Donald Trump faces the biggest humiliation of his presidency as congressional Democrats prepare to offer nothing more than a small fraction of the $US5.7 billion ($8.03 billion) he has demanded to wall off the US from Mexico.
Capitol Hill sources have told the Associated Press that Democrat operatives are negotiating a bipartisan agreement that would offer Mr Trump a mere pittance more than the $US1.6 billion ($2.26 billion) that was on the table in a bipartisan Senate bill he rejected last year.
If Mr Trump accepts the offer, it would avert another partial federal shutdown, set to begin next weekend when a temporary funding bill expires.
The White House has continued to talk tough, with Mr Trump mentioning the looming shutdown in his State of the Union address and calling on Democrats to back his effort to stop the undocumented immigrants he has said include rapists, drug runners, murderers and terrorists.
But the political reality is that the shutdown, the longest in US history, backfired badly on congressional Republicans, who feel they were burned by the 35-day closure he initiated in December.
While Mr Trump’s base cheered the shutdown, congressional Republicans’ phones were deluged with complaints from civil servants and union members.
One White House aide said Mr Trump is now expected to back whatever compromise emerges – a tacit acknowledgment that congressional Republicans don’t have the stomach for a renewed standoff.
Coupled with a widespread expectation that the agreement would not use the term “wall,” the pact would represent a huge defeat for Mr Trump, for whom “Build the wall!” has been a battle-cry since his presidential campaign.

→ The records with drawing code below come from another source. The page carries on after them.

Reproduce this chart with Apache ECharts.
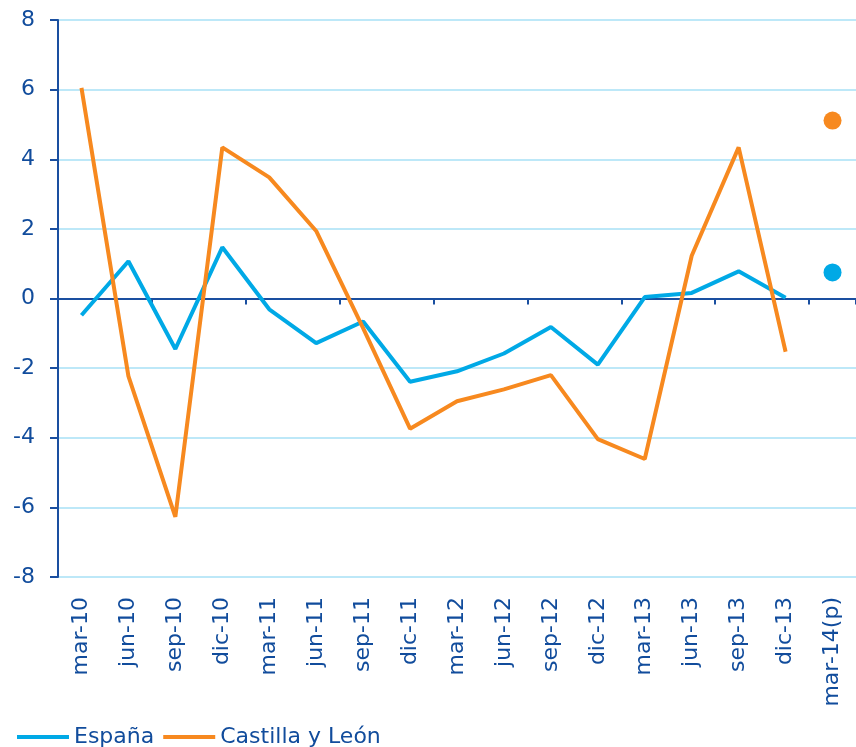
<!DOCTYPE html>
<html>
<head>
<meta charset="utf-8">
<script src="https://cdn.jsdelivr.net/npm/echarts@6/dist/echarts.min.js"></script>
<style>
  html, body { margin: 0; padding: 0; background: #fff; }
  #chart { width: 856px; height: 747px; }
</style>
</head>
<body>
<div id="chart"></div>
<script>
// trimestres
var categories = ['mar-10', 'jun-10', 'sep-10', 'dic-10', 'mar-11', 'jun-11', 'sep-11', 'dic-11',
  'mar-12', 'jun-12', 'sep-12', 'dic-12', 'mar-13', 'jun-13', 'sep-13', 'dic-13', 'mar-14(p)'];

// series hasta dic-13
var espana = [-0.48, 1.07, -1.45, 1.47, -0.31, -1.28, -0.66, -2.39,
  -2.09, -1.58, -0.82, -1.9, 0.04, 0.16, 0.78, 0.02];
var castilla = [6.05, -2.23, -6.27, 4.34, 3.48, 1.94, -0.85, -3.74,
  -2.95, -2.61, -2.2, -4.04, -4.61, 1.23, 4.34, -1.53];

// previsión mar-14(p)
var espanaPrev = 0.75;
var castillaPrev = 5.11;

var yTicks = { min: -8, max: 8, step: 2 };

var azul = '#00a9e6';
var naranja = '#f7891f';
var texto = '#114c9c';

var chart = echarts.init(document.getElementById('chart'));
chart.setOption({
  animation: false,
  grid: { left: 58, right: 0, top: 20, bottom: 170, containLabel: false },
  legend: {
    left: 12,
    top: 721,
    itemWidth: 52,
    itemHeight: 4,
    itemGap: 9,
    icon: 'rect',
    textStyle: { color: texto, fontSize: 22, fontFamily: 'DejaVu Sans' },
    data: ['España', 'Castilla y León']
  },
  xAxis: [
    {
      type: 'category',
      data: categories,
      boundaryGap: true,
      axisLine: { onZero: true, lineStyle: { color: '#1a4fa0', width: 2 } },
      axisTick: { show: true, length: 6, lineStyle: { color: '#1a4fa0', width: 2 } },
      axisLabel: { show: false }
    },
    {
      type: 'category',
      data: categories,
      position: 'bottom',
      boundaryGap: true,
      axisLine: { show: false, onZero: false },
      axisTick: { show: false },
      axisLabel: {
        rotate: 90,
        margin: 20,
        interval: 0,
        color: texto,
        fontSize: 22,
        fontFamily: 'DejaVu Sans'
      }
    }
  ],
  yAxis: {
    type: 'value',
    min: yTicks.min,
    max: yTicks.max,
    interval: yTicks.step,
    axisLine: { show: true, lineStyle: { color: '#1a4fa0', width: 2 } },
    axisTick: { show: true, length: 8, lineStyle: { color: '#1a4fa0', width: 2 } },
    axisLabel: { color: texto, fontSize: 22, margin: 23, fontFamily: 'DejaVu Sans' },
    splitLine: { show: true, lineStyle: { color: '#bde8f8', width: 2 } }
  },
  series: [
    {
      name: 'España',
      type: 'line',
      data: espana,
      showSymbol: false,
      symbol: 'none',
      lineStyle: { color: azul, width: 4 },
      itemStyle: { color: azul },
      z: 3
    },
    {
      name: 'Castilla y León',
      type: 'line',
      data: castilla,
      showSymbol: false,
      symbol: 'none',
      lineStyle: { color: naranja, width: 4 },
      itemStyle: { color: naranja },
      z: 4
    },
    {
      name: 'prev-esp',
      type: 'scatter',
      data: [[categories[16], espanaPrev]],
      symbolSize: 18,
      itemStyle: { color: azul, opacity: 1 }
    },
    {
      name: 'prev-cyl',
      type: 'scatter',
      data: [[categories[16], castillaPrev]],
      symbolSize: 18,
      itemStyle: { color: naranja, opacity: 1 }
    }
  ]
});
</script>
</body>
</html>
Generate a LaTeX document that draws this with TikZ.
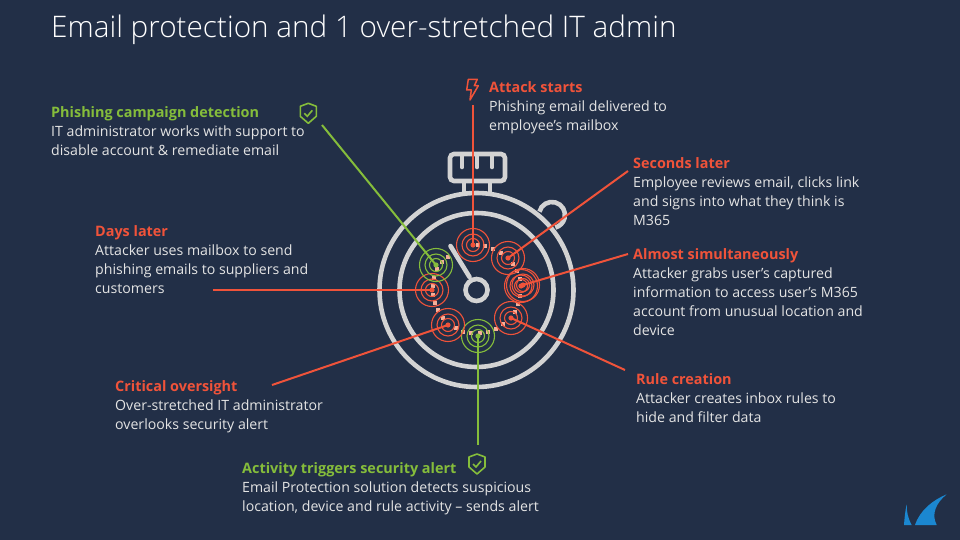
\documentclass[tikz,border=0pt]{standalone}
\usepackage{fontspec}
\setmainfont{Open Sans}
\newfontfamily\lightfont{Open Sans Light}
\definecolor{slate}{HTML}{222F47}
\definecolor{alertred}{HTML}{F0533A}
\definecolor{safegreen}{HTML}{85BD3B}
\definecolor{watchgrey}{HTML}{D3D3D3}
\definecolor{bodygrey}{HTML}{E4E4E4}
\definecolor{pinkdot}{HTML}{F4B09A}
\definecolor{finblue}{HTML}{1B87D0}
\tikzset{
    blurb/.style={anchor=north west,inner sep=0pt,align=left,text=bodygrey,font=\fontsize{14.15}{19}\selectfont},
    target/.style={circle,draw=#1,line width=1.1pt,minimum size=33pt,inner sep=0pt},
    watch/.style={draw=watchgrey,line width=4.6pt},
    leader/.style={line width=2pt},
    shieldicon/.pic={
        \draw[safegreen,line width=1.6pt,line join=round] (0,-10) -- (8,-7) -- (8,3) -- (0,10) -- (-8,3) -- (-8,-7) -- cycle;
        \draw[safegreen,line width=1.6pt] (-4,0) -- (-1,3) -- (4,-3);
    }
}
\newcommand{\hd}[2]{{\bfseries\fontsize{14.4}{19}\selectfont\color{#1}#2}}
\begin{document}
\begin{tikzpicture}[x=1pt,y=-1pt]
    \fill[slate] (0,0) rectangle (960,540);
    \useasboundingbox (0,0) rectangle (960,540);

    \node[anchor=west,inner sep=0pt,text=white,font=\lightfont\fontsize{29.7}{32}\selectfont] (title) at (51,30) {Email protection and 1 over-stretched IT admin};

    % stopwatch
    \draw[watch] (539.4,211.6) arc[start angle=-165,end angle=75,radius=13];
    \draw[watch] (476.5,290) circle (97);
    \draw[watch] (476.5,290) circle (77);
    \draw[watch] (476.5,290) circle (11);
    \draw[watch,line cap=round] (469.5,277) -- (450.5,246);
    \draw[watch,rounded corners=4pt] (450,154) rectangle (505,181);
    \draw[watch] (464,181) -- (464,192);
    \draw[watch] (490,181) -- (490,192);
    \foreach \notch in {462,477,492}{
        \draw[watch,line cap=round] (\notch,155) -- (\notch,167);
    }

    % dotted path between the targets
    \foreach \dotx/\doty in {478/245,485/246,493/249,501/253,513/264,517/271,520/279,520/296,518/304,515/312,503/324,496/329,488/332,480/333,471/333,463/332,456/328,443/318,438/310,435/303,433/295,433/286,434/278,437/269,442/262,448/257}{
        \fill[pinkdot] (\dotx-1.8,\doty-1.8) rectangle (\dotx+1.8,\doty+1.8);
    }

    % targets
    \foreach \name/\tx/\ty/\col in {attack/473/245/alertred,seconds/508/258/alertred,almost/523/285/alertred,almostb/521/286/alertred,rule/511/318/alertred,activity/478/336/safegreen,critical/448/325/alertred,days/432/290/alertred,phishing/436/265/safegreen}{
        \node[target=\col] (\name) at (\tx,\ty) {};
        \draw[\col,line width=1.1pt] (\name.center) circle (11);
        \draw[\col,line width=1.1pt] (\name.center) circle (6.5);
        \fill[\col] (\name.center) circle (2.6);
    }

    % end points of the leaders
    \coordinate (attackend) at (473,105);
    \coordinate (secondsend) at (628,171);
    \coordinate (almostend) at (628,254);
    \coordinate (ruleend) at (625,370);
    \coordinate (activityend) at (478,445);
    \coordinate (criticalend) at (272,385);
    \coordinate (daysend) at (213,290);
    \coordinate (phishingend) at (322,125);

    \foreach \name in {attack,seconds,almost,rule,critical,days}{
        \draw[leader,alertred] (\name.center) -- (\name end);
    }
    \foreach \name in {activity,phishing}{
        \draw[leader,safegreen] (\name.center) -- (\name end);
    }

    % texts
    \node[blurb] (phishingtext) at (51,106.5) {\hd{safegreen}{Phishing campaign detection}\\IT administrator works with support to\\disable account \& remediate email};
    \node[blurb] (attacktext) at (489,81.5) {\hd{alertred}{Attack starts}\\Phishing email delivered to\\employee’s mailbox};
    \node[blurb] (secondstext) at (633,157.5) {\hd{alertred}{Seconds later}\\Employee reviews email, clicks link\\and signs into what they think is\\M365};
    \node[blurb] (almosttext) at (633,248.5) {\hd{alertred}{Almost simultaneously}\\Attacker grabs user’s captured\\information to access user’s M365\\account from unusual location and\\device};
    \node[blurb] (daystext) at (95,225.5) {\hd{alertred}{Days later}\\Attacker uses mailbox to send\\phishing emails to suppliers and\\customers};
    \node[blurb] (criticaltext) at (115,380.5) {\hd{alertred}{Critical oversight}\\Over-stretched IT administrator\\overlooks security alert};
    \node[blurb] (ruletext) at (636,373.5) {\hd{alertred}{Rule creation}\\Attacker creates inbox rules to\\hide and filter data};
    \node[blurb] (activitytext) at (242,462.5) {\hd{safegreen}{Activity triggers security alert}\\Email Protection solution detects suspicious\\location, device and rule activity – sends alert};

    % icons
    \pic at (308.3,113.3) {shieldicon};
    \pic at (477,464) {shieldicon};
    \draw[alertred,line width=1.5pt,line join=round] (468.3,79.3) -- (477.3,79.3) -- (474.3,85.7) -- (478.3,85.7) -- (470,100) -- (471.3,90) -- (466.7,90) -- cycle;

    % logo
    \fill[finblue] (906.7,504.3) .. controls (905,512) and (904.5,518) .. (904,525) -- (911.7,525) .. controls (908,518) and (906.5,512) .. (906.7,504.3) -- cycle;
    \fill[finblue] (915,525) .. controls (920,510) and (933,500) .. (946.7,494.3) .. controls (936,503) and (931,514) .. (936.7,525) -- cycle;
\end{tikzpicture}
\end{document}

Given that Democrats now control the House under Speaker Nancy Pelosi, the anticipated capitulation is perceived as the first shot in a campaign that will soon expand to hearings on Mr Trump’s financial affairs, his simmering scandals and, inevitably, the Russiagate investigation.
Democrats draw the line
“Throughout the talks, Democrats have insisted that a border security compromise not be overly reliant on physical barriers,” said Evan Hollander, spokesman for Democrats, who control the House Appropriations Committee.
“We will not agree to $US2 billion ($2.82 billion) in funding for barriers.”
The White House has been considering accepting the deal but also using executive action to secure additional barrier funding without congressional approval, two people familiar with White House thinking said.
Depending on what Mr Trump does, such an action could spark lawsuits or congressional votes of disapproval.
Besides the dollar figure, talks were focusing on the type and location of barriers, participants said.
Also in play were the number of beds the federal Immigration and Customs Enforcement agency could have for detained migrants and the amount of aid included for natural disaster relief.
Money for high-tech surveillance equipment and more personnel are also expected to be included.